To add the stock, which should be measured out into that large bowl mentioned above, take the ladle and add 1 ladle full. Stir the rice until the liquid is absorbed. This is what's going to give you that creamy texture. Add another ladle full, stir til absorbed. Sensing a pattern here? The stock is added about 1/2 cup at a time, which is roughly how much a ladle holds. When you have made this recipe a dozen times you can eye ball the measurements but until then you belong to the numbers! Keep stirring the whole time. This will prevent the rice from burning and speed up the absorption of the stock.

After all the stock as been added in batches and absorbed by the rice, it should have a very creamy consistency. NOW - sometimes you won't have to use all of the stock you measured out, especially if you're doing a double batch, so watch the rice and TASTE IT. If it crunches, add more stock. If there is a bite to it (not crunchy but not mushy) then you can stop adding stock. If you like a thinner risotto, add more stock. If you like it thicker, use less stock. Just make sure the rice isn't crunchy.

Step 4: Say Cheese

Add in about 1/4 cup of the grated cheese. Some people like very cheesy risotto, and there's nothing wrong with that. But make sure the cheese does not over power the rest of it. Notice how I never mentioned adding salt in the recipe? That's because the salt comes from the stock and the cheese that gets added. Unless you're using low sodium/no sodium stock you won't need to add salt. Remember: You can always add, but not take away.

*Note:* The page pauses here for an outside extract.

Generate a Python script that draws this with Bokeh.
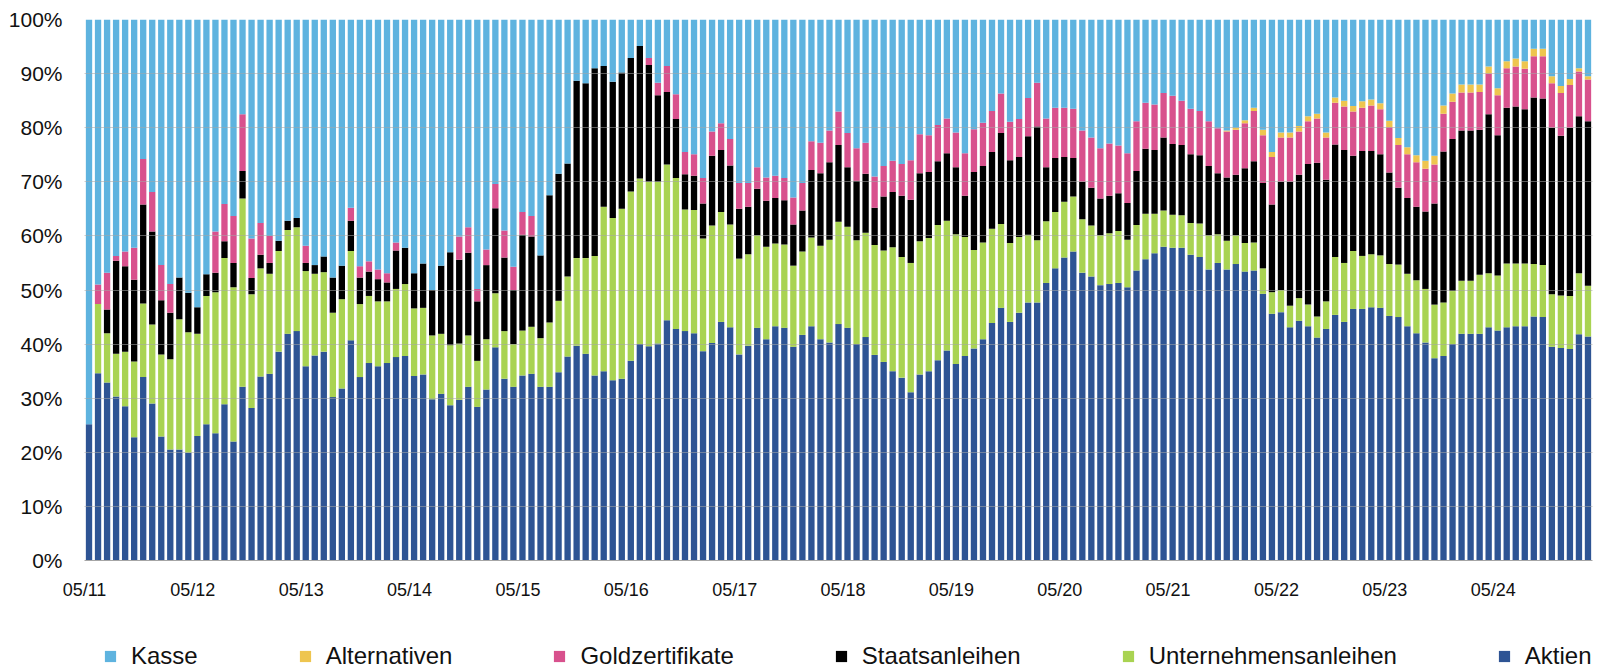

This will serve about 4 to 6 people and can be used as a main or side dish. The only catch is that you have to serve it right away. It's basically a starch bomb and gets very stodgy very quickly.  It'll keep for about a week and yes you can make it fancy by adding fish or vegetables, but this is the plain jane version I served at one of my parties and it was a huge success.